* _Given information_:
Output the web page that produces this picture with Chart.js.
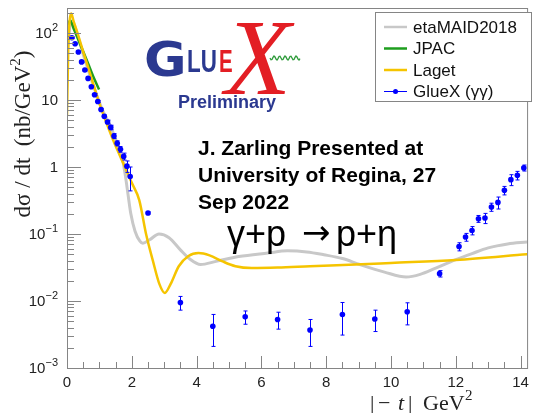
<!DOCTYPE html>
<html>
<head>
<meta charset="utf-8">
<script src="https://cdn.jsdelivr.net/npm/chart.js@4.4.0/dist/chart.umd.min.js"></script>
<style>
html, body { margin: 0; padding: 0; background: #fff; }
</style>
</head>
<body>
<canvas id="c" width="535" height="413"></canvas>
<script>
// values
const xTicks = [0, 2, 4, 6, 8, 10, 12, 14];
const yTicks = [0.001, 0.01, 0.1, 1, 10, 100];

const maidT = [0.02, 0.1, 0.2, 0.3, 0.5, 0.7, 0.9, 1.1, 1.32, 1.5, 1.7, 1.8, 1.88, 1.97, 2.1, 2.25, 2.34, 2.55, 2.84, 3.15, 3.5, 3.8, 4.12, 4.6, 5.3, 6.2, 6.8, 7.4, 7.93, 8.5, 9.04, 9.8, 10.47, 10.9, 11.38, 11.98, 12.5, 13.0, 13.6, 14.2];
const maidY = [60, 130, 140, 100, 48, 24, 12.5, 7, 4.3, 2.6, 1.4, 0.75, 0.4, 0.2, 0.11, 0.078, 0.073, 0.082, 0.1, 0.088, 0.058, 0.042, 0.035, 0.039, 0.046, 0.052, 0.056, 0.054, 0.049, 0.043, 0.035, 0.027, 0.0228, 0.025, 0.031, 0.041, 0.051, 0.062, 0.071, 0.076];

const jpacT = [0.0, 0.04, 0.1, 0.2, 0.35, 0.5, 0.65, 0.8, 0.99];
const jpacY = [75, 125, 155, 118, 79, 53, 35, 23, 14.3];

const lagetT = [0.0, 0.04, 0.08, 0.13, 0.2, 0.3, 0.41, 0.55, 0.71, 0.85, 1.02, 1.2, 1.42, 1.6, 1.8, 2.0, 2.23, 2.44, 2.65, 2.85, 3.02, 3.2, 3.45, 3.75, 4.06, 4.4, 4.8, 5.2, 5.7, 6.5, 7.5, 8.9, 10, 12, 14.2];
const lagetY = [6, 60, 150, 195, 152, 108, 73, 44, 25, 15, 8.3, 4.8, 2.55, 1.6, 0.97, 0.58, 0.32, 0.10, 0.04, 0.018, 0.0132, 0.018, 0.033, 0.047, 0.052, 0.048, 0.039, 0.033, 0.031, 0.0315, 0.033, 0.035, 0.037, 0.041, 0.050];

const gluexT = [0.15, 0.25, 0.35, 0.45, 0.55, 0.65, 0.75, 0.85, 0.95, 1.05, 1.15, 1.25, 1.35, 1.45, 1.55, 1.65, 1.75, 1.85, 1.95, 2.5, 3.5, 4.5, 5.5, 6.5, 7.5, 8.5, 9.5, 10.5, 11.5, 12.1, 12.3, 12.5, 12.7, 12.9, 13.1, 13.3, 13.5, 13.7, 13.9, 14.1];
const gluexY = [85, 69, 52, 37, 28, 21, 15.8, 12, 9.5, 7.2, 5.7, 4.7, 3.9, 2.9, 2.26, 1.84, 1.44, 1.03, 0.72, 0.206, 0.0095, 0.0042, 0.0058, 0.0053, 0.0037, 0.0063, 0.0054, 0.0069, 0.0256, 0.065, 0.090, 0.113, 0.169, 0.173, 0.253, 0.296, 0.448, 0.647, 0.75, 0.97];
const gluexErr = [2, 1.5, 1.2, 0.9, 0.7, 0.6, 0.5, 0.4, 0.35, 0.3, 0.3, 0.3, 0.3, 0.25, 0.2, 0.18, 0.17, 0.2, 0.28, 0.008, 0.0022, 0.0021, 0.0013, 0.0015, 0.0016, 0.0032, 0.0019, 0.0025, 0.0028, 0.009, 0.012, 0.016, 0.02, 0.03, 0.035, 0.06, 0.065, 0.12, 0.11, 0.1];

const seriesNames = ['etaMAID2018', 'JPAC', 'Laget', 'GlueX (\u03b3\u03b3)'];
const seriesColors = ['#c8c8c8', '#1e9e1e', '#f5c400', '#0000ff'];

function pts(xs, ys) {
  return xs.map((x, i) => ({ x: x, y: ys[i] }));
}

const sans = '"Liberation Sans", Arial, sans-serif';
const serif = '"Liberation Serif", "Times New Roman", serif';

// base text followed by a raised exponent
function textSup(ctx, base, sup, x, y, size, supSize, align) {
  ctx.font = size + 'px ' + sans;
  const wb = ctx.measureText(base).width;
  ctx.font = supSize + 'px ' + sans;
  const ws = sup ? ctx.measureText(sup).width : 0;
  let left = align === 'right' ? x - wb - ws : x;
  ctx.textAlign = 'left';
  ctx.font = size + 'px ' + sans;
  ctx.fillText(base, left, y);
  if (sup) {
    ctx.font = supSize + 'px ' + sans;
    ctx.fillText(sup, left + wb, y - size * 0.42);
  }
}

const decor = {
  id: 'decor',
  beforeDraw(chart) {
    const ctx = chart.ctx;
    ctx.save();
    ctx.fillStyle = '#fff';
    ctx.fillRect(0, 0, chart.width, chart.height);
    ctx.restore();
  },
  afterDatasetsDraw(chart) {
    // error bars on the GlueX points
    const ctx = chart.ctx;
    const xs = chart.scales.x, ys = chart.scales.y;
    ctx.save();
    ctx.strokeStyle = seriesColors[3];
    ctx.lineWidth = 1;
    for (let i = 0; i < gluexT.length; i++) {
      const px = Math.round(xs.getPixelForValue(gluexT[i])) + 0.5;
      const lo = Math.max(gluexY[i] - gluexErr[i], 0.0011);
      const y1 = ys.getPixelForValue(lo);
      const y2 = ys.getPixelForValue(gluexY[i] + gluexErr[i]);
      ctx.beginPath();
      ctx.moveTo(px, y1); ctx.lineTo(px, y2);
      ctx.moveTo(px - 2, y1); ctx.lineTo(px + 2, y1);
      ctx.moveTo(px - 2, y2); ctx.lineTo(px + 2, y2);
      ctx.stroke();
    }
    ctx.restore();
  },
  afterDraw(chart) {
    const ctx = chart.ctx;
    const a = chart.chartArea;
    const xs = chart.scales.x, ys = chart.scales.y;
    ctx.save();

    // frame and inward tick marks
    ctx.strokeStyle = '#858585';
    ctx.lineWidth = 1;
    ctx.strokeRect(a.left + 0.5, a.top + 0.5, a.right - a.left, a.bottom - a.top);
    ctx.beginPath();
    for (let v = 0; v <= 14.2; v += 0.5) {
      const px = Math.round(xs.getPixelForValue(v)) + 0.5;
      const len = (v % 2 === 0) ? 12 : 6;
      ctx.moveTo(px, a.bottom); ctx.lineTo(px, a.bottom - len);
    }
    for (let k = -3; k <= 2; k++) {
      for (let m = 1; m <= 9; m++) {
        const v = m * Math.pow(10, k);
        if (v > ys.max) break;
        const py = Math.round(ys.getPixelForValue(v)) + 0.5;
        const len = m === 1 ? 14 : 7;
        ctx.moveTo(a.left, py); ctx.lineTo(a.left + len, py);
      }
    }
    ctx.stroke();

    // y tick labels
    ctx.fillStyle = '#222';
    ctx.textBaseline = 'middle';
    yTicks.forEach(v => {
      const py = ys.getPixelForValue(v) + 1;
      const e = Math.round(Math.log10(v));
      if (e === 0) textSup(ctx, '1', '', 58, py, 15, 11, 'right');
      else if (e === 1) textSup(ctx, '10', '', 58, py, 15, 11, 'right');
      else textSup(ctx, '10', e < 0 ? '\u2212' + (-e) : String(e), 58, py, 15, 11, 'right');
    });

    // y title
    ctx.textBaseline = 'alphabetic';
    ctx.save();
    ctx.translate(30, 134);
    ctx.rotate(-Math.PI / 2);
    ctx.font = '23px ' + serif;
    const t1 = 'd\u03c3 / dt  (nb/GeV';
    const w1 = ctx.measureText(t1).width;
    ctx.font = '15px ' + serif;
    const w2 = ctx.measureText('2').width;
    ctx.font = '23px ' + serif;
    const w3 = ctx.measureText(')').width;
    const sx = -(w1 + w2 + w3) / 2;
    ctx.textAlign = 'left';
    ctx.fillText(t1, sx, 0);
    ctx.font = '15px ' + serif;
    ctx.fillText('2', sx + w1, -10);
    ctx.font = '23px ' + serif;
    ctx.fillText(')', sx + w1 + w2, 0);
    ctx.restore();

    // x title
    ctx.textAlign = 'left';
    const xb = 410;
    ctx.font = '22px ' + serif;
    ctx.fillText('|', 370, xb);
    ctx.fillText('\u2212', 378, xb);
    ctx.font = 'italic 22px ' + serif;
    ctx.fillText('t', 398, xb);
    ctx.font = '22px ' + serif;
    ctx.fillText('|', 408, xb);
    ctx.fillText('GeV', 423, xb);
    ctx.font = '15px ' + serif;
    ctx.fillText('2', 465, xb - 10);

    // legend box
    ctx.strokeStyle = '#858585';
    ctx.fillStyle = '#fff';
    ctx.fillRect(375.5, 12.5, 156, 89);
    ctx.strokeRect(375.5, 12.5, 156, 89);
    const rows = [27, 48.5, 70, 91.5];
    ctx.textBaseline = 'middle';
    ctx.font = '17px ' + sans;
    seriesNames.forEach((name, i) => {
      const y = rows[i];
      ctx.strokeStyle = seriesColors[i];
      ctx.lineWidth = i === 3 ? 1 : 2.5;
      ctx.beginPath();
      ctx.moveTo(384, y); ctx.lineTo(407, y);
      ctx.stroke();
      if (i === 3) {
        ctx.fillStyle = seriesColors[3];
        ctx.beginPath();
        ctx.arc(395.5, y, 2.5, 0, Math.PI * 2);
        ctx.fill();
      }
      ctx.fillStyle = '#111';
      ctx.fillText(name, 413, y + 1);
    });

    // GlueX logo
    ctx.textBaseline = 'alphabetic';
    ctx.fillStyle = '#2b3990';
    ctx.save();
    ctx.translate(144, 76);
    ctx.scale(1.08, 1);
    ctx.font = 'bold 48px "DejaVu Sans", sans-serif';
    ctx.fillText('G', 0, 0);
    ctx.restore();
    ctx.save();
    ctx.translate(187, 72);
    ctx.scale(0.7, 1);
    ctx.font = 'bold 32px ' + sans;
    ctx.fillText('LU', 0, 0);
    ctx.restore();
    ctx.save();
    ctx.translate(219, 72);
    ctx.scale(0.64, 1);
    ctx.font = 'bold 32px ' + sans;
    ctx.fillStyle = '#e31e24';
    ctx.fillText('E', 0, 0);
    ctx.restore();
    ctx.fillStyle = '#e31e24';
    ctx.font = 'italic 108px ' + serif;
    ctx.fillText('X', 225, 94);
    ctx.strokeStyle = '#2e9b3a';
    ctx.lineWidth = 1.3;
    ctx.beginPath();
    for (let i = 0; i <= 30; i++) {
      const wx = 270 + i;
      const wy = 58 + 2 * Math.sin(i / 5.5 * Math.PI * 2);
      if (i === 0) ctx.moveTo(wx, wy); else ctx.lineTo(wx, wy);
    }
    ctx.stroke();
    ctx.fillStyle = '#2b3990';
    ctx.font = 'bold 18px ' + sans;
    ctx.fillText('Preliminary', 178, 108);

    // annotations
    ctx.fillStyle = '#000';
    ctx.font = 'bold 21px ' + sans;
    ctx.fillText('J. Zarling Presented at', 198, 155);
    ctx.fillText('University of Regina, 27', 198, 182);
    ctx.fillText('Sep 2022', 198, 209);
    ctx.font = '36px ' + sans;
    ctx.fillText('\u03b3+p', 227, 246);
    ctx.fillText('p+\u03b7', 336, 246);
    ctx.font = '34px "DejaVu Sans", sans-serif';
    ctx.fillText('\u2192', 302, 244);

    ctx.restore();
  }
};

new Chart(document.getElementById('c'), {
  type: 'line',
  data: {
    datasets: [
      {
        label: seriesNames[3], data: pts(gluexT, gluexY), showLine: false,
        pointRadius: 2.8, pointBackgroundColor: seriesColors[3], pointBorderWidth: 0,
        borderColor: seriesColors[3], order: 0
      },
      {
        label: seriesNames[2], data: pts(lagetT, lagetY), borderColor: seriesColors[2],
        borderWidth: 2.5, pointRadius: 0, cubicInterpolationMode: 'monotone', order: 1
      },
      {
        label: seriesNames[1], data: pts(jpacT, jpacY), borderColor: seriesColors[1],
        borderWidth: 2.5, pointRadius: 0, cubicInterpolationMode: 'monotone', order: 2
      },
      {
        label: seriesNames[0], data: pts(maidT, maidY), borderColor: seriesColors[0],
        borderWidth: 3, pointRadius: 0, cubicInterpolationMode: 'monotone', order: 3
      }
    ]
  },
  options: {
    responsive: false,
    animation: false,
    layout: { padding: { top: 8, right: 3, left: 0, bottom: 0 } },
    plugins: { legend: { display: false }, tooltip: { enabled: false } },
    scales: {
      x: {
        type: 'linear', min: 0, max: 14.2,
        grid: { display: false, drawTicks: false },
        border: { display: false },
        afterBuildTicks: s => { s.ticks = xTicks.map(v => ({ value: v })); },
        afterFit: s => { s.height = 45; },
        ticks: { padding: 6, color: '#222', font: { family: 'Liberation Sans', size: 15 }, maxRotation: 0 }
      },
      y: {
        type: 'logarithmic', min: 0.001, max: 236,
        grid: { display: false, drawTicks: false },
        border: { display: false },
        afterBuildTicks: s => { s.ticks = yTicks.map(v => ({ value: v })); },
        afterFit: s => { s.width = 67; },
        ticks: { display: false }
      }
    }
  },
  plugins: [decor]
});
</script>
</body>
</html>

* _Task statement_:
Please take the lines from the beginning of the data above through the line holding "0.037, 0.041, 0.050];" and transcribe them exactly, without any pictures.

* _Answer to the problem_:
Output the web page that produces this picture with Chart.js.
<!DOCTYPE html>
<html>
<head>
<meta charset="utf-8">
<script src="https://cdn.jsdelivr.net/npm/chart.js@4.4.0/dist/chart.umd.min.js"></script>
<style>
html, body { margin: 0; padding: 0; background: #fff; }
</style>
</head>
<body>
<canvas id="c" width="535" height="413"></canvas>
<script>
// values
const xTicks = [0, 2, 4, 6, 8, 10, 12, 14];
const yTicks = [0.001, 0.01, 0.1, 1, 10, 100];

const maidT = [0.02, 0.1, 0.2, 0.3, 0.5, 0.7, 0.9, 1.1, 1.32, 1.5, 1.7, 1.8, 1.88, 1.97, 2.1, 2.25, 2.34, 2.55, 2.84, 3.15, 3.5, 3.8, 4.12, 4.6, 5.3, 6.2, 6.8, 7.4, 7.93, 8.5, 9.04, 9.8, 10.47, 10.9, 11.38, 11.98, 12.5, 13.0, 13.6, 14.2];
const maidY = [60, 130, 140, 100, 48, 24, 12.5, 7, 4.3, 2.6, 1.4, 0.75, 0.4, 0.2, 0.11, 0.078, 0.073, 0.082, 0.1, 0.088, 0.058, 0.042, 0.035, 0.039, 0.046, 0.052, 0.056, 0.054, 0.049, 0.043, 0.035, 0.027, 0.0228, 0.025, 0.031, 0.041, 0.051, 0.062, 0.071, 0.076];

const jpacT = [0.0, 0.04, 0.1, 0.2, 0.35, 0.5, 0.65, 0.8, 0.99];
const jpacY = [75, 125, 155, 118, 79, 53, 35, 23, 14.3];

const lagetT = [0.0, 0.04, 0.08, 0.13, 0.2, 0.3, 0.41, 0.55, 0.71, 0.85, 1.02, 1.2, 1.42, 1.6, 1.8, 2.0, 2.23, 2.44, 2.65, 2.85, 3.02, 3.2, 3.45, 3.75, 4.06, 4.4, 4.8, 5.2, 5.7, 6.5, 7.5, 8.9, 10, 12, 14.2];
const lagetY = [6, 60, 150, 195, 152, 108, 73, 44, 25, 15, 8.3, 4.8, 2.55, 1.6, 0.97, 0.58, 0.32, 0.10, 0.04, 0.018, 0.0132, 0.018, 0.033, 0.047, 0.052, 0.048, 0.039, 0.033, 0.031, 0.0315, 0.033, 0.035, 0.037, 0.041, 0.050];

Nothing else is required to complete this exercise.